— Dataset extract —
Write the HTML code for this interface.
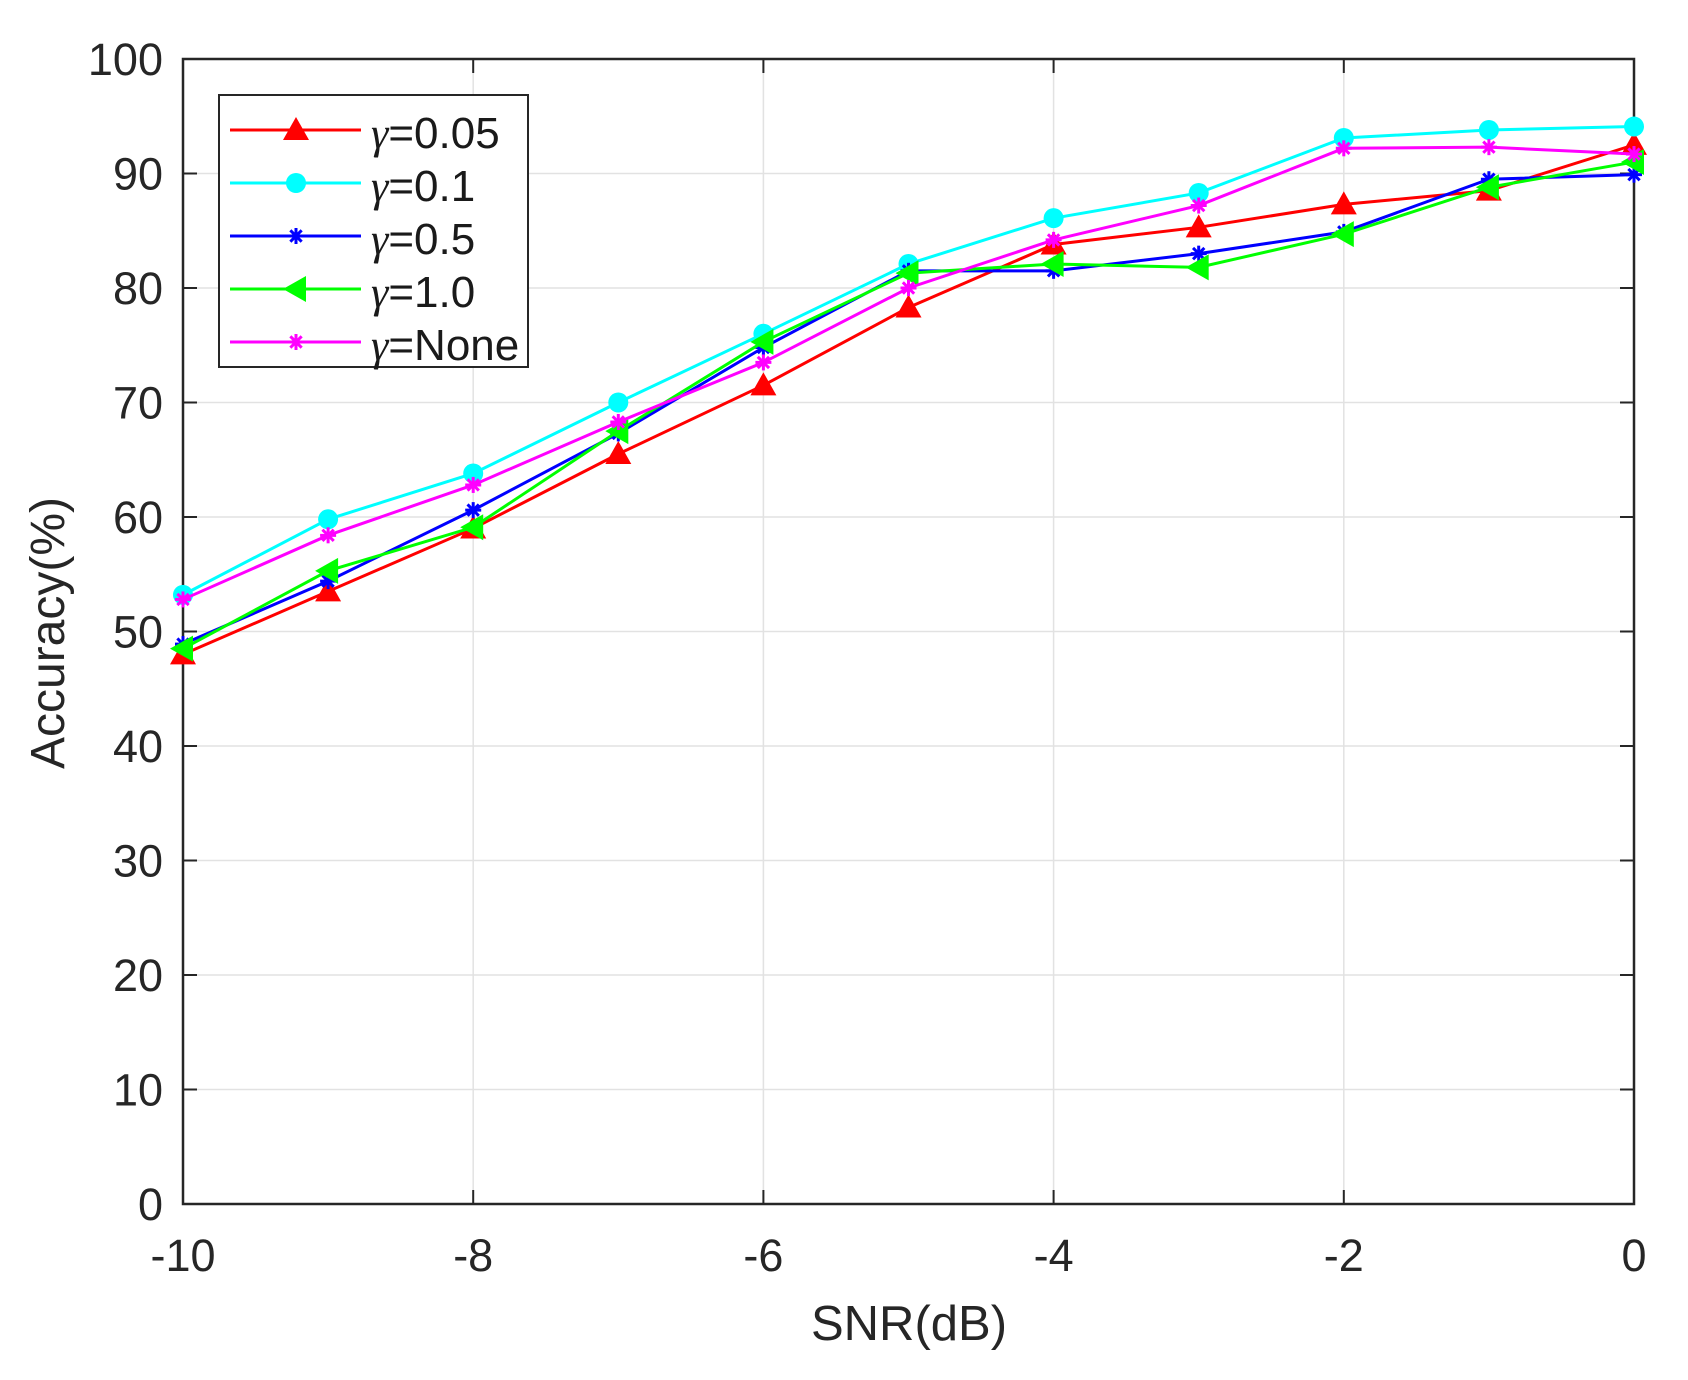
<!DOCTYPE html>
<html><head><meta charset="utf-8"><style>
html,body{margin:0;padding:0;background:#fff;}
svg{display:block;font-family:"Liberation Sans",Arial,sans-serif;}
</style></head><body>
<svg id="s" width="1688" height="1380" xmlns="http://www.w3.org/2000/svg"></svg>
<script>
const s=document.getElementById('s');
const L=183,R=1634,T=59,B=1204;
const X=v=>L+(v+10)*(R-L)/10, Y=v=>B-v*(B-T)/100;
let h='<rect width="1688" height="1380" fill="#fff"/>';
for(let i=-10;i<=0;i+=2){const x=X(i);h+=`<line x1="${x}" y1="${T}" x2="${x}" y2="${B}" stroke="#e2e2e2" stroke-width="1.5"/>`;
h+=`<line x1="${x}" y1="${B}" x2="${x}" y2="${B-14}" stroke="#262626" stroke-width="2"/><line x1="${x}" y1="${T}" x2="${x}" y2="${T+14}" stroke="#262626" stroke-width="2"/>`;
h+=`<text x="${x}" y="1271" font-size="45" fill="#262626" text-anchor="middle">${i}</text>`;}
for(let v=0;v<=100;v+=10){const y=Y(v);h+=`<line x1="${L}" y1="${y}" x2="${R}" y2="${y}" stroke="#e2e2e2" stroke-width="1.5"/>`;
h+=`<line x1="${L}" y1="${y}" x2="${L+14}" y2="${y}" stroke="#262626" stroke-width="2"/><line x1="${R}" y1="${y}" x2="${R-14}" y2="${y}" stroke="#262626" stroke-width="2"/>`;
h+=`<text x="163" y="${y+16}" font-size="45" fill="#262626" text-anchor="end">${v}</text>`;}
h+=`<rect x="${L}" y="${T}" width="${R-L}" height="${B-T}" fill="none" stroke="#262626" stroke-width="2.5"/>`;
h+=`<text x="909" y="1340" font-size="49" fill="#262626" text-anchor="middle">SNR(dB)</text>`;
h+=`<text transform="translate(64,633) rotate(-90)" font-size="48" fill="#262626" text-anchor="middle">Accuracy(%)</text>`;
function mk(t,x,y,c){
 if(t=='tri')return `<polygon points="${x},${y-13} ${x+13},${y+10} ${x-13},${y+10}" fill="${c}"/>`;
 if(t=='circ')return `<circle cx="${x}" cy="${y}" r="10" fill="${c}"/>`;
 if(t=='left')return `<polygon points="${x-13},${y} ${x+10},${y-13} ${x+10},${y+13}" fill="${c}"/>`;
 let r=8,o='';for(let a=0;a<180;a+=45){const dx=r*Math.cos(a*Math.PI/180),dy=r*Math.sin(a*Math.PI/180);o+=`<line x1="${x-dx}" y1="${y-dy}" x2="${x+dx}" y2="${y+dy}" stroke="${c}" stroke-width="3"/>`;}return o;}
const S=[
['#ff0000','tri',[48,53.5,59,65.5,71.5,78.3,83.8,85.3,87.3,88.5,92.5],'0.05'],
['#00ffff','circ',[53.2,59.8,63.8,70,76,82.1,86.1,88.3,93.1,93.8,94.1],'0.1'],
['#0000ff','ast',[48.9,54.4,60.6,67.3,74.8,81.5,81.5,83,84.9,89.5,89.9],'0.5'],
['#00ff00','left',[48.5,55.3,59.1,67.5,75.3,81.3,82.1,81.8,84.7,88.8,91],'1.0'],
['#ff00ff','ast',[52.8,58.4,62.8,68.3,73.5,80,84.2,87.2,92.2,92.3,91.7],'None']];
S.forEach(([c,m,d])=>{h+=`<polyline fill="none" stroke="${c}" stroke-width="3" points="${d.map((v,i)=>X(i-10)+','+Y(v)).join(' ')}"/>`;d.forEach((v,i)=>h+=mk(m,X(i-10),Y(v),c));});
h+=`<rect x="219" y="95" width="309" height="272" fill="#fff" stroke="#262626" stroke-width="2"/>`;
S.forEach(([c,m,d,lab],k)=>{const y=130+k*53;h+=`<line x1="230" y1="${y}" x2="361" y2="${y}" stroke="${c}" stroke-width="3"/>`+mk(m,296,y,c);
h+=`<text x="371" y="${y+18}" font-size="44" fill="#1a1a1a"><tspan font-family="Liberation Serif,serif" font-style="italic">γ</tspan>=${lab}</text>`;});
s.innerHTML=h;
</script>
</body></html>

— Given request —
Omit the pictures and give the material again, exactly and in full.

— The completed task —
Write the HTML code for this interface.
<!DOCTYPE html>
<html><head><meta charset="utf-8"><style>
html,body{margin:0;padding:0;background:#fff;}
svg{display:block;font-family:"Liberation Sans",Arial,sans-serif;}
</style></head><body>
<svg id="s" width="1688" height="1380" xmlns="http://www.w3.org/2000/svg"></svg>
<script>
const s=document.getElementById('s');
const L=183,R=1634,T=59,B=1204;
const X=v=>L+(v+10)*(R-L)/10, Y=v=>B-v*(B-T)/100;
let h='<rect width="1688" height="1380" fill="#fff"/>';
for(let i=-10;i<=0;i+=2){const x=X(i);h+=`<line x1="${x}" y1="${T}" x2="${x}" y2="${B}" stroke="#e2e2e2" stroke-width="1.5"/>`;
h+=`<line x1="${x}" y1="${B}" x2="${x}" y2="${B-14}" stroke="#262626" stroke-width="2"/><line x1="${x}" y1="${T}" x2="${x}" y2="${T+14}" stroke="#262626" stroke-width="2"/>`;
h+=`<text x="${x}" y="1271" font-size="45" fill="#262626" text-anchor="middle">${i}</text>`;}
for(let v=0;v<=100;v+=10){const y=Y(v);h+=`<line x1="${L}" y1="${y}" x2="${R}" y2="${y}" stroke="#e2e2e2" stroke-width="1.5"/>`;
h+=`<line x1="${L}" y1="${y}" x2="${L+14}" y2="${y}" stroke="#262626" stroke-width="2"/><line x1="${R}" y1="${y}" x2="${R-14}" y2="${y}" stroke="#262626" stroke-width="2"/>`;
h+=`<text x="163" y="${y+16}" font-size="45" fill="#262626" text-anchor="end">${v}</text>`;}
h+=`<rect x="${L}" y="${T}" width="${R-L}" height="${B-T}" fill="none" stroke="#262626" stroke-width="2.5"/>`;
h+=`<text x="909" y="1340" font-size="49" fill="#262626" text-anchor="middle">SNR(dB)</text>`;
h+=`<text transform="translate(64,633) rotate(-90)" font-size="48" fill="#262626" text-anchor="middle">Accuracy(%)</text>`;
function mk(t,x,y,c){
 if(t=='tri')return `<polygon points="${x},${y-13} ${x+13},${y+10} ${x-13},${y+10}" fill="${c}"/>`;
 if(t=='circ')return `<circle cx="${x}" cy="${y}" r="10" fill="${c}"/>`;
 if(t=='left')return `<polygon points="${x-13},${y} ${x+10},${y-13} ${x+10},${y+13}" fill="${c}"/>`;
 let r=8,o='';for(let a=0;a<180;a+=45){const dx=r*Math.cos(a*Math.PI/180),dy=r*Math.sin(a*Math.PI/180);o+=`<line x1="${x-dx}" y1="${y-dy}" x2="${x+dx}" y2="${y+dy}" stroke="${c}" stroke-width="3"/>`;}return o;}
const S=[
['#ff0000','tri',[48,53.5,59,65.5,71.5,78.3,83.8,85.3,87.3,88.5,92.5],'0.05'],
['#00ffff','circ',[53.2,59.8,63.8,70,76,82.1,86.1,88.3,93.1,93.8,94.1],'0.1'],
['#0000ff','ast',[48.9,54.4,60.6,67.3,74.8,81.5,81.5,83,84.9,89.5,89.9],'0.5'],
['#00ff00','left',[48.5,55.3,59.1,67.5,75.3,81.3,82.1,81.8,84.7,88.8,91],'1.0'],
['#ff00ff','ast',[52.8,58.4,62.8,68.3,73.5,80,84.2,87.2,92.2,92.3,91.7],'None']];
S.forEach(([c,m,d])=>{h+=`<polyline fill="none" stroke="${c}" stroke-width="3" points="${d.map((v,i)=>X(i-10)+','+Y(v)).join(' ')}"/>`;d.forEach((v,i)=>h+=mk(m,X(i-10),Y(v),c));});
h+=`<rect x="219" y="95" width="309" height="272" fill="#fff" stroke="#262626" stroke-width="2"/>`;
S.forEach(([c,m,d,lab],k)=>{const y=130+k*53;h+=`<line x1="230" y1="${y}" x2="361" y2="${y}" stroke="${c}" stroke-width="3"/>`+mk(m,296,y,c);
h+=`<text x="371" y="${y+18}" font-size="44" fill="#1a1a1a"><tspan font-family="Liberation Serif,serif" font-style="italic">γ</tspan>=${lab}</text>`;});
s.innerHTML=h;
</script>
</body></html>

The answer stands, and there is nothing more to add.